Another presidential candidate in the upcoming U.S. 2020 elections has thrown his hat into the cryptocurrency ring.
Just a week after Andrew Yang made headlines speaking of his support for cryptocurrency and pledge to improve existing government guidelines, Representative Eric Swalwell has announced his campaign will be accepting cryptocurrency-based donations as an alternative to fiat. Swalwell, 38, who represents the Democratic Party in the state of California, announced on Thursday that his campaign would integrate crypto as a form of donation to the political campaign and also gave his support for blockchain and digital currencies.
“Blockchain can change the world, if we let it. So much of our public life now exists online, and there’s no reason to believe we can’t extend this further into our democracy and our economy – from exercising our right to vote, to how we look at cryptocurrency.”
While Swalwell’s comments were general and vaguely focused on cryptocurrency, having another presidential candidate bring attention to digital assets and currencies is an overall win for the industry. Despite the crypto markets hovering in limbo, with Bitcoin consolidating around $8000, analysts and investors remain bullish in outlook compared to 2018.
A year ago, presidential candidates would have been hard-pressed to associate themselves with Bitcoin and cryptocurrency. Not only was the industry reeling from substantial losses in valuation, leading all sorts of financial pundits to decry the asset class as a bubble, but cryptocurrency was still contending with the connotations and misrepresentations as a tool of anarchy.
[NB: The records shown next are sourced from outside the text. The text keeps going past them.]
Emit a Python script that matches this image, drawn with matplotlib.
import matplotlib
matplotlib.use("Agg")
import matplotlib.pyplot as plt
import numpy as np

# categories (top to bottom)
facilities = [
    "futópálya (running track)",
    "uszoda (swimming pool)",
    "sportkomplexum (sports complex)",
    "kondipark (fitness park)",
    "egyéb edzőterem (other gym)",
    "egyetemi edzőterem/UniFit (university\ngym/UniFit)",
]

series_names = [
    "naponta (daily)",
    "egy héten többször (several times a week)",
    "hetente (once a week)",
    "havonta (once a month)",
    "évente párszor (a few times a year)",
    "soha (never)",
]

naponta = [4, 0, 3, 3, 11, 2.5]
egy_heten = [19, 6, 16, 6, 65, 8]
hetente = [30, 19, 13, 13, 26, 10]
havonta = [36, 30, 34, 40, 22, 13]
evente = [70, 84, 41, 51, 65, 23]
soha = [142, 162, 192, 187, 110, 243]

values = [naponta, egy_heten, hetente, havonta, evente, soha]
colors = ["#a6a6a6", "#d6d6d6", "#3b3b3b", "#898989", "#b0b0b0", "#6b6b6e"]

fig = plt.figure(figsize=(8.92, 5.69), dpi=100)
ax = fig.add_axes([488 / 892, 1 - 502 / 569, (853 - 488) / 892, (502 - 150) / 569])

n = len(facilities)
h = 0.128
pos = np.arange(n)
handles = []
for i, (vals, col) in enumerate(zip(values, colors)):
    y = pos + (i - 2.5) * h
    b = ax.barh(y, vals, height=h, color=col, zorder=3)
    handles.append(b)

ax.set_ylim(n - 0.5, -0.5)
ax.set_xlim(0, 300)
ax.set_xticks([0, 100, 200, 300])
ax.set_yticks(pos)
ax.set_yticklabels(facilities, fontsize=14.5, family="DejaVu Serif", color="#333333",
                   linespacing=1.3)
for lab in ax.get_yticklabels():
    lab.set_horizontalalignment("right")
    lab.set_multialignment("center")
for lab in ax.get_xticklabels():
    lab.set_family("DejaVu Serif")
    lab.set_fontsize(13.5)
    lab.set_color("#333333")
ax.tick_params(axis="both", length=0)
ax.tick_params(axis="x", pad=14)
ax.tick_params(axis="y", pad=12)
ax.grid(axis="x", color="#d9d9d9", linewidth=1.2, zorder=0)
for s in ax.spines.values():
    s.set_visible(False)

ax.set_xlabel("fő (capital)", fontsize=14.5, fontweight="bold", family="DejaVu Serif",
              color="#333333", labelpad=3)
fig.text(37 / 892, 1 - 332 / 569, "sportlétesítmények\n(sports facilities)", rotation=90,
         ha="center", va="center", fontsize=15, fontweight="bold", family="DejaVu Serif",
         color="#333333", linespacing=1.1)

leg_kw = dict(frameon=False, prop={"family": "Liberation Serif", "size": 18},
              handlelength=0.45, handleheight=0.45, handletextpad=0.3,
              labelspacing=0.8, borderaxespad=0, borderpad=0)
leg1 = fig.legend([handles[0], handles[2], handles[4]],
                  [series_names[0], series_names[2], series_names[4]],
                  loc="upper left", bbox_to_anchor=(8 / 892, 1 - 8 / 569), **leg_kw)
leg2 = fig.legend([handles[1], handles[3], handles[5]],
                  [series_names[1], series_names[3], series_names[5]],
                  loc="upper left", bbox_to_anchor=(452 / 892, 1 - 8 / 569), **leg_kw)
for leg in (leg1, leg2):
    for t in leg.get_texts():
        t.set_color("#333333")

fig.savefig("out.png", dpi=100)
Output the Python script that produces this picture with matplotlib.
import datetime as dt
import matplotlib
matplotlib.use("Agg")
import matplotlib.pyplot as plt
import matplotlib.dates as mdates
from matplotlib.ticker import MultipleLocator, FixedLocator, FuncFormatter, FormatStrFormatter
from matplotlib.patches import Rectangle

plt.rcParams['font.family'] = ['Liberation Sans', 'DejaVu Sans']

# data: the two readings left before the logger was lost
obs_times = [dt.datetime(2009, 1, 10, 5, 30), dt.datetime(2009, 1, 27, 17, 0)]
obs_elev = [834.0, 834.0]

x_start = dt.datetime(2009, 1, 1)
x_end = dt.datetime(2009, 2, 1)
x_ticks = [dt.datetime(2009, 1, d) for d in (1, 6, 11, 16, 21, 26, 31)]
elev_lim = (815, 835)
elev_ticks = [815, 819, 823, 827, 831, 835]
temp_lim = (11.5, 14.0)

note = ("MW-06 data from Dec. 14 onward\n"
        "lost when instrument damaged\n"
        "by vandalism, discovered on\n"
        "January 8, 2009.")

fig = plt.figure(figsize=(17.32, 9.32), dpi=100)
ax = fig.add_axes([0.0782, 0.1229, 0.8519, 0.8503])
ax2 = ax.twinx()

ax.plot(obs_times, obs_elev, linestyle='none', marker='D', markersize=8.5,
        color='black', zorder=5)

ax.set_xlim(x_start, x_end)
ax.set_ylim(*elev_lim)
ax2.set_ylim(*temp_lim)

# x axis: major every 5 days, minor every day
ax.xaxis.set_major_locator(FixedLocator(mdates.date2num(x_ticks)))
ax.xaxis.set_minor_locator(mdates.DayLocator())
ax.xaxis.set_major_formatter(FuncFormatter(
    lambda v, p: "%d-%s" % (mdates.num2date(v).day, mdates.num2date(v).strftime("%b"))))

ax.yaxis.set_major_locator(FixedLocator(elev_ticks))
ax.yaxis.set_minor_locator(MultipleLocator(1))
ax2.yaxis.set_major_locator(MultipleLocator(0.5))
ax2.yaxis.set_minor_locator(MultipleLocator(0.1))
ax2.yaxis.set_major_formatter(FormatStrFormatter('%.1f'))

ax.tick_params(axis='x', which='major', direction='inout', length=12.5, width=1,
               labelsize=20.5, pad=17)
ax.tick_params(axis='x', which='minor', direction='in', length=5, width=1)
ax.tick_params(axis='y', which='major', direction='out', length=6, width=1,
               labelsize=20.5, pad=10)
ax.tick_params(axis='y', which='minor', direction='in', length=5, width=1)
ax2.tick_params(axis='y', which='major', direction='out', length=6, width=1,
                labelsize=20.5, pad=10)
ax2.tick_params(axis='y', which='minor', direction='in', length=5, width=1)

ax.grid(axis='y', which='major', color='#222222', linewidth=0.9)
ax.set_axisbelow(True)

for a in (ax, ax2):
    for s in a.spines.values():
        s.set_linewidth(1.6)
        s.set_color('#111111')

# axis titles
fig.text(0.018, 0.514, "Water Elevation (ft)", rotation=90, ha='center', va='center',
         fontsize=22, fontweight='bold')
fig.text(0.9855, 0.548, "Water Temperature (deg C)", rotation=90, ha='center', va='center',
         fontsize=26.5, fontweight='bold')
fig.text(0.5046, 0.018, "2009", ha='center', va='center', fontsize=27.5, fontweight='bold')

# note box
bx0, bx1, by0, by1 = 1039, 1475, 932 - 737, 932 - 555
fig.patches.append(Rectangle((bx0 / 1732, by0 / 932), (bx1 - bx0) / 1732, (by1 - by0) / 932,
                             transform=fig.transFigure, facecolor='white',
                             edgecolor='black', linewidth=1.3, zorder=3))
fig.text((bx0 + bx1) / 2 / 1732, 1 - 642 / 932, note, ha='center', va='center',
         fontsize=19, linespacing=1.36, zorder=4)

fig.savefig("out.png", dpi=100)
Now, with the shifting landscape in 2019–acceptance by both social media giant Facebook and Wall Street bulwark J.P. Morgan Chase–the vote of confidence in the industry of cryptocurrency is causing otherwise conservative public figures to throw their support behind Bitcoin, albeit tentatively.
While Swalwell is, in no doubt, capitalizing on the attention and additional donations that will come from accepting cryptocurrency, he is also no stranger to the industry. In April, Swalwell was one of a handful of Congressional members to sign a letter directed at the U.S. Internal Revenue Service (IRS) arguing for greater clarity on cryptocurrency tax regulations.
His campaign will accept six cryptocurrencies–Ethereum, Stellar, Bitcoin Cash, Bitcoin SV, in addition to the native token (WSD) of blockchain firm The White Company which will be overseeing the crypto donations. WSD is a Stellar-backed stablecoin which The White Company claims will make funds instantly available to Salwell’s campaign, as opposed to exposing the treasury to the price volatility of cryptocurrency.
Swalwell may be generating interest from the cryptocurrency community, but he follows on the heels of his presidential bid competitor Andrew Yang. In addition to making a statement of support for cryptocurrency and the innovative technology of blockchain, Yang’s campaign released a policy intended to improve the guidelines on digital assets. In the statement, Yang claims that businesses and individuals should be able to invest and develop in cryptocurrency “without fear of a regulatory shift.”